Page:Desnoiresterres - La jeunesse de Voltaire.djvu/132

La bibliothèque libre.
Le texte de cette page a été corrigé et est conforme au fac-similé.
114
RETOUR À PARIS.

Son exil durait encore à la fin de 1716. Dans une lettre écrite de Sulli, sans quantième, mais portant l’année 1717, il raconte les délices de cette vie de château avec des gens d’esprit, de belles et charmantes dames, des chasseurs intrépides, dont il grossit le nombre sans charger sa conscience de trop de massacres. Encore une fois, ce qui gâte cette existence joyeuse, c’est la peur qu’elle se prolonge. Après avoir fait le tableau le plus séduisant, il se ravise ; il s’effraye d’en avoir trop dit et craint qu’on ne prenne tout cela trop à la lettre. « N’allez pas, s’il vous plaît, publier ce bonheur dont je vous fais confidence, car on pourrait bien me laisser ici assez de temps pour y pouvoir devenir malheureux ; je connais ma portée, je ne suis pas fait pour habiter longtemps le même lieu[1]. » Au surplus, ce séjour forcé à Sulli ne dut point dépasser de beaucoup les premiers jours de la nouvelle année. Le Régent se laissa présenter le poëte, et pardonna sans paraître fort persuadé de son innocence.
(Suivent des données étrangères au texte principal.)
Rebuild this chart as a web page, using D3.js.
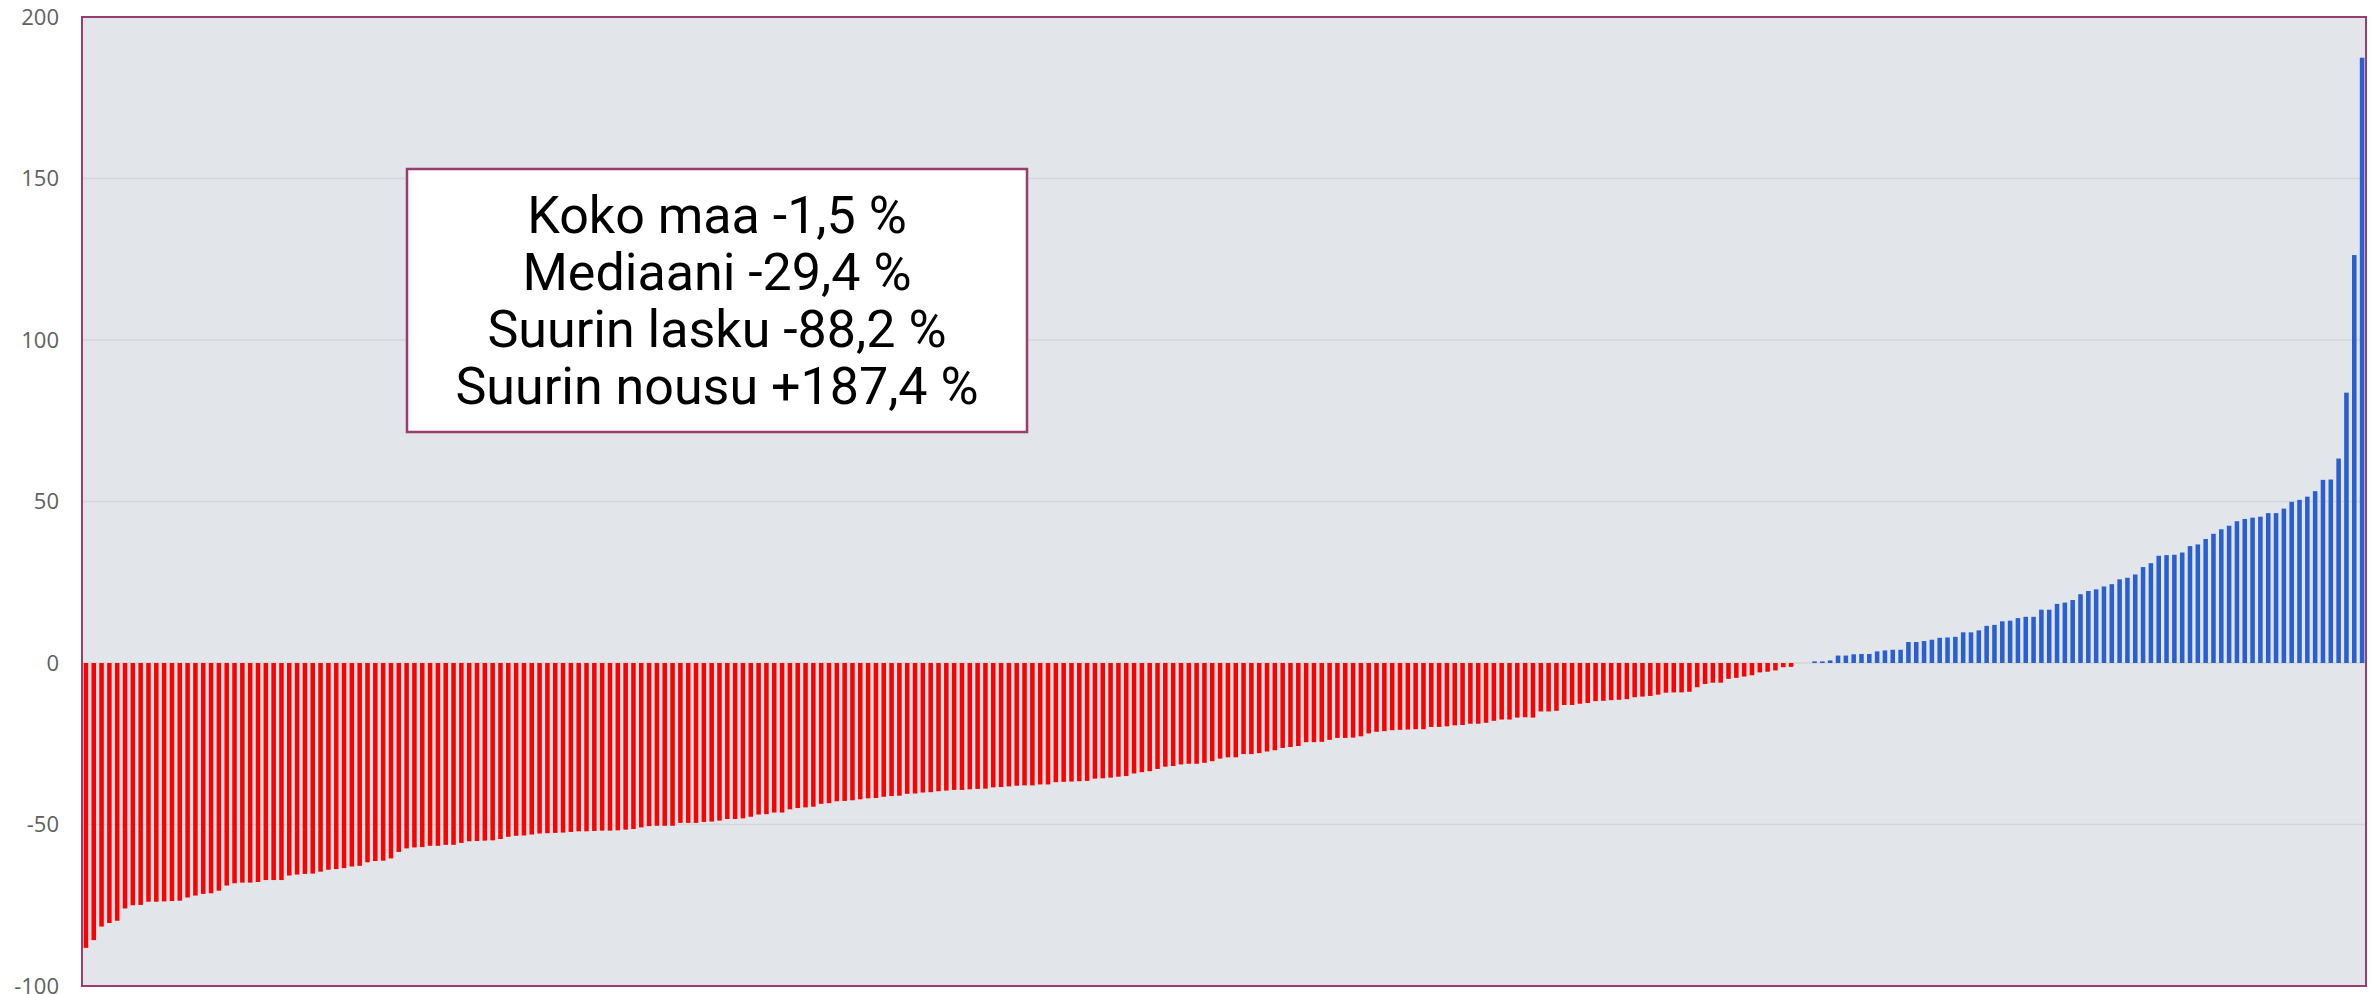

Arouet, édifié sur l’humeur du prince, ne trouva rien de mieux pour effacer le fâcheux effet des deux couplets dont ce dernier et sa fille étaient l’objet, que l’envoi d’un couplet non moins licencieux que nous ne nous hasarderons pas à reproduire, et qui démontre bien, sans en dire plus, que le duc d’Orléans était homme à s’amuser de tout, à tout permettre et à tout entendre[2].

  1. Voltaire, Œuvres complètes (Beuchot), t, LI, p. 50. Lettre de Voltaire à M…, 1716.
  2. Ibid., t. XIV, p. 318. Poésies mêlées. Au Régent. 1716.